Tuesday, July 5, 2011

Dispelling Myths: Parent/Family Access to Grades

Summer orientation is a wrap! On behalf of Northern Arizona University, I would like to thank you again for coming to orientation.  You were provided with a lot of information about the university and all the resources in place to help your student succeed.  As the school year goes on, you will find that to be helpful to both you and your student.

I would also like to thank you for providing feedback during our Parent and Family University session.  We will certainly use The Backpack as a means to keep you updated about campus and local events, as well as scholarship opportunities and other important deadlines as they arise.   On the other hand, many parents and family members indicated (in some form of fashion) that they would like progress reports and updates regarding their students.  While this information may have been available to you while your student was in high school, it is not as your student progresses into the college environment.   Depending on course structure, some professors will update student grades via Blackboard Learn.  Students will be notified of their midterm grade status if enrolled in 100 and 200 level courses.  Encourage your student to speak with their instructor if there are questions regarding grades.  Again, the course syllabus is the guide to any course, so encourage them to read that document thoroughly and refer to it often. 

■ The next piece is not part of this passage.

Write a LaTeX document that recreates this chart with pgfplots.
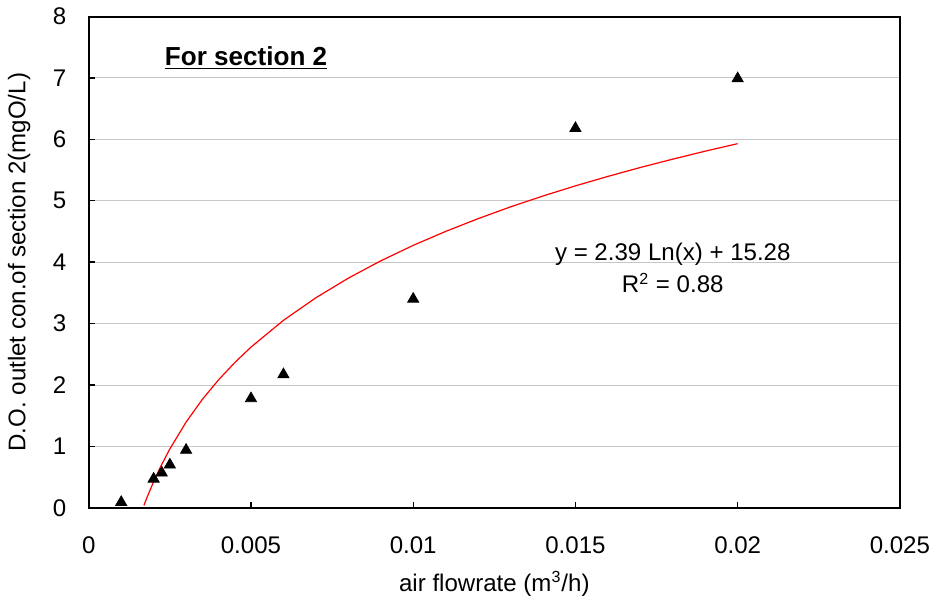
\documentclass[border=0pt]{standalone}
\usepackage{fontspec}
\setmainfont{Liberation Sans}
\usepackage{pgfplots}
\pgfplotsset{compat=1.18}
\begin{document}
\fontsize{12}{14}\selectfont
\begin{tikzpicture}
\begin{axis}[
  scale only axis,
  width=404.5pt, height=245pt,
  xmin=0, xmax=0.025, ymin=0, ymax=8,
  xtick={0,0.005,0.01,0.015,0.02,0.025},
  xticklabels={0,0.005,0.01,0.015,0.02,0.025},
  ytick={0,1,...,8},
  scaled x ticks=false,
  /pgf/number format/assume math mode=true,
  tick align=inside,
  tick pos=left,
  major tick length=3pt,
  tick style={black, line width=0.7pt},
  axis line style={black, line width=1pt},
  ymajorgrids,
  grid style={gray!45, line width=0.5pt},
  xticklabel style={yshift=-10pt, inner xsep=0pt},
  yticklabel style={xshift=-7pt},
  xlabel={air flowrate (m\textsuperscript{3}/h)},
  ylabel={D.O. outlet con.of section 2(mgO/L)},
  xlabel style={yshift=-1pt},
  ylabel style={yshift=3pt},
  clip=false,
]
\addplot[red, line width=0.6pt] coordinates {
(0.0017,0.04) (0.0018,0.175) (0.002,0.427) (0.0022,0.655) (0.0025,0.960)
(0.003,1.396) (0.0035,1.765) (0.004,2.084) (0.0045,2.365) (0.005,2.617)
(0.006,3.053) (0.007,3.421) (0.008,3.740) (0.009,4.022) (0.010,4.274)
(0.011,4.501) (0.012,4.709) (0.013,4.901) (0.014,5.078) (0.015,5.243)
(0.016,5.397) (0.017,5.542) (0.018,5.678) (0.019,5.808) (0.020,5.930)
};
\addplot[only marks, mark=triangle*, mark size=3.2pt, black] coordinates {
(0.001,0.09) (0.002,0.47) (0.00225,0.57) (0.0025,0.70) (0.003,0.94)
(0.005,1.78) (0.006,2.17) (0.01,3.40) (0.015,6.18) (0.02,6.99)
};
\node[font=\fontsize{13}{15}\selectfont\bfseries] at (axis cs:0.00485,7.33) {\underline{For section 2}};
\node[align=center] at (axis cs:0.018,3.9) {y = 2.39 Ln(x) + 15.28\\[2pt] R\textsuperscript{2} = 0.88};
\end{axis}
\end{tikzpicture}
\end{document}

Talk directly with your student about their courses and their progress in those courses.  You will find this to be the fastest method for finding out what their grades are.   You may request a copy of your student’s records in writing if they have signed a FERPA release granting you access to that information.  More information about FERPA can be accessed here.
For additional clarification, Guardian Access solely allows you to view and pay your student’s financial charges.  For more information regarding Guardian Access, visit the NAU parents’ webpage for a tutorial.  Your student has the right to administer and revoke access. 

Don’t worry; this will all make sense soon enough!